Derived by a Resident of a Treaty Jurisdiction An income item may be derived either by the entity receiving it or the entitys interest holders or, in certain circumstances, both. Regs. Sec. 1.894-1(d) provides three situations in which income is derived by a resident of a treaty jurisdiction. In the first situation, an entity derives an income item if it is not fiscally transparent as to the income item under the laws of the entitys jurisdiction. The entitys jurisdiction is generally the place of the entitys organization. In the second situation, regardless of whether an entity is fiscally transparent as to an income item under the laws of the entitys jurisdiction, an interest holder in the entity may derive the income item if it can establish that, under the laws of the jurisdiction in which the interest holder is a resident, the entity is fiscally transparent as to the income item. Under this test, the interest holder must not be considered fiscally transparent as to the income item under its jurisdictions laws. In the third situation, an income item paid to a type of entity specifically listed in a treaty as a resident of that treaty jurisdiction can be derived by a resident of that jurisdiction.
Fiscally Transparent Determining whether an entity is fiscally transparent under the final regulations is similar to that of the temporary regulations, with several simplifying and clarifying changes. Under Regs. Sec. 1.894-1(d)(3)(ii), an entity is fiscally transparent under the law of its jurisdiction as to an income item, to the extent the jurisdictions laws require the character and source of the income to flow through separately to the entitys interest holders on a current basis, whether or not there is a distribution. If interest holders do not separately account for an income item, it may still be fiscally transparent as to the income item, if the outcome is the same whether or not the holders separately state the item. Under Regs. Sec. 1.894-1(d)(3)(iii), an entity is fiscally transparent under the laws of an interest holders jurisdiction as to an income item, to the extent the laws require the incomes character and source to flow through to the interest holders in that entity on a current basis, whether or not there is a distribution.
Changes to the Temp.

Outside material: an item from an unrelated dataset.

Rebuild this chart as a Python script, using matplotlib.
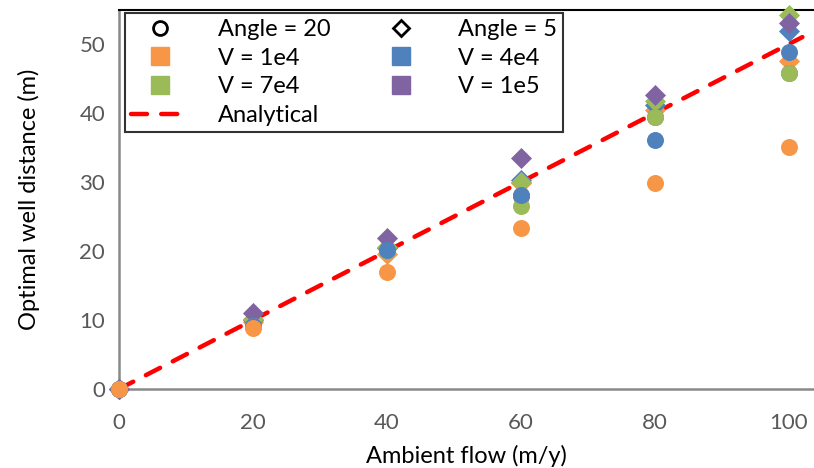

Regs. The final regulations addressed a number of issues raised by the temporary regulations. For example, when multiple jurisdictions exist, it is unclear which jurisdictions laws apply in determining an entitys fiscal transparency. Under Regs. Sec 1.894-1(d)(3)(ii), an entity is fiscally transparent when it is invoking treaty benefits. Regs. Sec. 1.894-1(d)(3)(iii) applies when an entitys interest holder is invoking treaty benefits. Under the temporary regulations, the requirement to separately state income items was not consistent with U.S. tax rules applicable to partnerships. Under the final regulations, however, if interest holders do not separately take an income item into account, the entity may still be fiscally transparent as to that income item, if the outcome is the same whether or not the holder separately stated the item. Finally, the temporary regulations were unclear as to whether fiscal transparency is an item-by-item determination or one made for the entity as a whole. Under the final regulations, fiscal transparency is determined on an income-item-by-income-item basis. The final regulations also require that, for an entity to be fiscally transparent as to an income item, the item must be included in the interest holders income, regardless of whether the income is distributed. The temporary regulations provided guidance on payments to entities treated as domestic corporations for U.S. income tax purposes, but treated as fiscally transparent under the laws of the interest holders jurisdiction (i.e., domestic, reverse hybrid entities). This rule was insufficient, particularly for income items paid by a domestic, reverse hybrid entity. The final regulations are similar to the temporary regulations. However, Treasury and the Service acknowledge that they are aware of certain abusive structures involving such entities and expect to issue guidance shortly.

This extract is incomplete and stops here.